Foodservice operators will need to build even greater flexibility into their food offerings in 2017 if they are to keep up with the latest consumer trends.
Research from Horizons found that disruptive innovations such as dessert cafés, all-day brunch, bespoke dishes cooked to order and a growth in the use of third-party food delivery firms are set to feature among the key eating out trends for the year ahead.
It also warned that economic uncertainty ahead of Brexit would take its toll prompting consumers to reduce their discretionary spend and seek even better value for money from operators.

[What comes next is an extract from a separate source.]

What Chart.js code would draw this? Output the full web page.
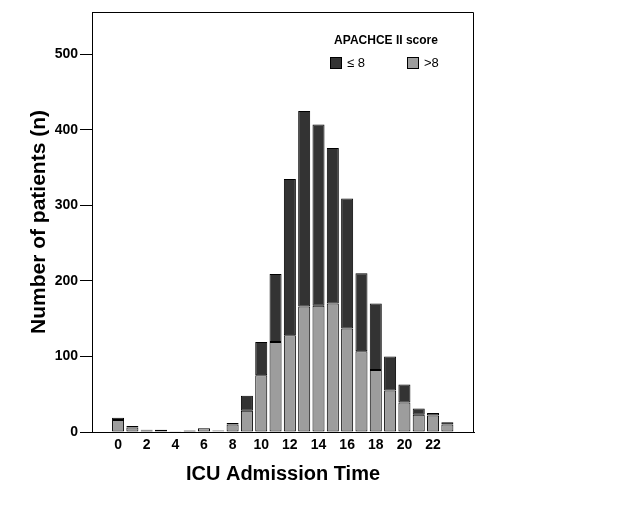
<!DOCTYPE html>
<html><head><meta charset="utf-8">
<script src="https://cdn.jsdelivr.net/npm/chart.js@4.4.1/dist/chart.umd.min.js"></script>
<style>html,body{margin:0;padding:0;background:#fff}canvas{display:block}</style>
</head><body>
<canvas id="c" width="633" height="508"></canvas>
<script>
// ---- data ----
const hours = [0,1,2,3,4,5,6,7,8,9,10,11,12,13,14,15,16,17,18,19,20,21,22,23];
const scoreLow  = [3,2,1,0,1,0,0,1,2,20,44,90,207,259,240,206,172,103,88,45,24,8,3,3];      // APACHE II <= 8
const scoreHigh = [16,6,2,3,0,2,5,1,10,28,75,119,128,166,167,170,137,107,82,55,39,23,22,10]; // APACHE II > 8
const seriesNames = ['\u2264 8', '>8'];
const xTickValues = [0,2,4,6,8,10,12,14,16,18,20,22];
const yTickValues = [0,100,200,300,400,500];
const legendTitle = 'APACHCE II score';
const xTitle = 'ICU Admission Time';
const yTitle = 'Number of patients (n)';

const FONT = "'Liberation Sans', Arial, sans-serif";
const DARK = '#333333', GRAY = '#9d9d9d';
Chart.defaults.font.family = FONT;
Chart.defaults.color = '#000';

const framePlugin = {
  id: 'frame',
  afterDatasetsDraw(chart) {
    const {ctx, chartArea: a} = chart;
    ctx.save();
    ctx.strokeStyle = '#000'; ctx.lineWidth = 1;
    ctx.beginPath();
    ctx.moveTo(a.left, a.top + 0.5);
    ctx.lineTo(a.right - 0.5, a.top + 0.5);
    ctx.lineTo(a.right - 0.5, a.bottom);
    ctx.stroke();
    ctx.restore();
  },
  afterDraw(chart) {
    const ctx = chart.ctx;
    ctx.save();
    ctx.fillStyle = '#000';
    ctx.font = 'bold 12px ' + FONT;
    ctx.textAlign = 'center'; ctx.textBaseline = 'middle';
    ctx.fillText(legendTitle, 386, 41);
    const items = [{c: DARK, x: 330, t: seriesNames[0]}, {c: GRAY, x: 407, t: seriesNames[1]}];
    ctx.font = '13px ' + FONT;
    ctx.textAlign = 'left';
    items.forEach(it => {
      ctx.fillStyle = it.c;
      ctx.fillRect(it.x, 57, 12, 12);
      ctx.strokeStyle = '#000'; ctx.lineWidth = 1;
      ctx.strokeRect(it.x + 0.5, 57.5, 11, 11);
      ctx.fillStyle = '#000';
      ctx.fillText(it.t, it.x + 17, 63.5);
    });
    ctx.restore();
  }
};

new Chart(document.getElementById('c'), {
  type: 'bar',
  data: {
    datasets: [
      { label: seriesNames[1], data: hours.map((h, i) => ({x: h, y: scoreHigh[i]})),
        backgroundColor: GRAY, borderColor: '#000', borderWidth: 1, borderSkipped: false },
      { label: seriesNames[0], data: hours.map((h, i) => ({x: h, y: scoreLow[i]})),
        backgroundColor: DARK, borderColor: '#000', borderWidth: 1, borderSkipped: false }
    ]
  },
  options: {
    responsive: false,
    devicePixelRatio: 1,
    animation: false,
    categoryPercentage: 1,
    barPercentage: 0.84,
    layout: { padding: { top: 12, right: 159, left: 0, bottom: 0 } },
    plugins: { legend: { display: false }, tooltip: { enabled: false } },
    scales: {
      x: {
        type: 'linear', stacked: true, offset: false,
        min: -1.82, max: 24.86,
        grid: { display: false },
        border: { display: true, color: '#000', width: 1 },
        ticks: { autoSkip: false, maxRotation: 0, padding: -3, font: { size: 14, weight: 'bold' }, color: '#000' },
        afterBuildTicks: s => { s.ticks = xTickValues.map(v => ({value: v})); },
        afterFit: s => { s.height = 76; },
        title: { display: true, text: xTitle, font: { size: 20, weight: 'bold' }, color: '#000', padding: { top: 0, bottom: 22 } }
      },
      y: {
        type: 'linear', stacked: true,
        min: 0, max: 556,
        grid: { display: true, drawOnChartArea: false, drawTicks: true, tickLength: 12, color: '#000' },
        border: { display: true, color: '#000', width: 1 },
        ticks: { padding: 2, font: { size: 14, weight: 'bold' }, color: '#000' },
        afterBuildTicks: s => { s.ticks = yTickValues.map(v => ({value: v})); },
        afterFit: s => { s.width = 92; },
        title: { display: true, text: yTitle, font: { size: 21, weight: 'bold' }, color: '#000', padding: { top: 27, bottom: 0 } }
      }
    }
  },
  plugins: [framePlugin]
});
</script>
</body></html>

Whilst predicting that a number of innovative ideas and concepts will come to market in 2017, the sector cannot escape the “looming impact” of Brexit, which will “put pressure on the price of food and equipment, energy and labour”, said Horizons’ managing director Peter Backman.
Backman added that a potential hike in menu prices would in part be offset by an increase in overseas visitors to the UK and the fact more Brits would holiday at home due to the volatile pound; however, shaky consumer confidence will see diners seeking out deals, vouchers and money-off promotions.
Other 2017 trends identified by Horizons include the growing use of natural sweeteners such as apple, dates and coconut; the continued shift into the mainstream of vegan, gluten-free and vegetarian dishes; growing demand for post workout power snacks and protein pots; and the use of super-food ingredients such as kale, green lentils and edamame beans.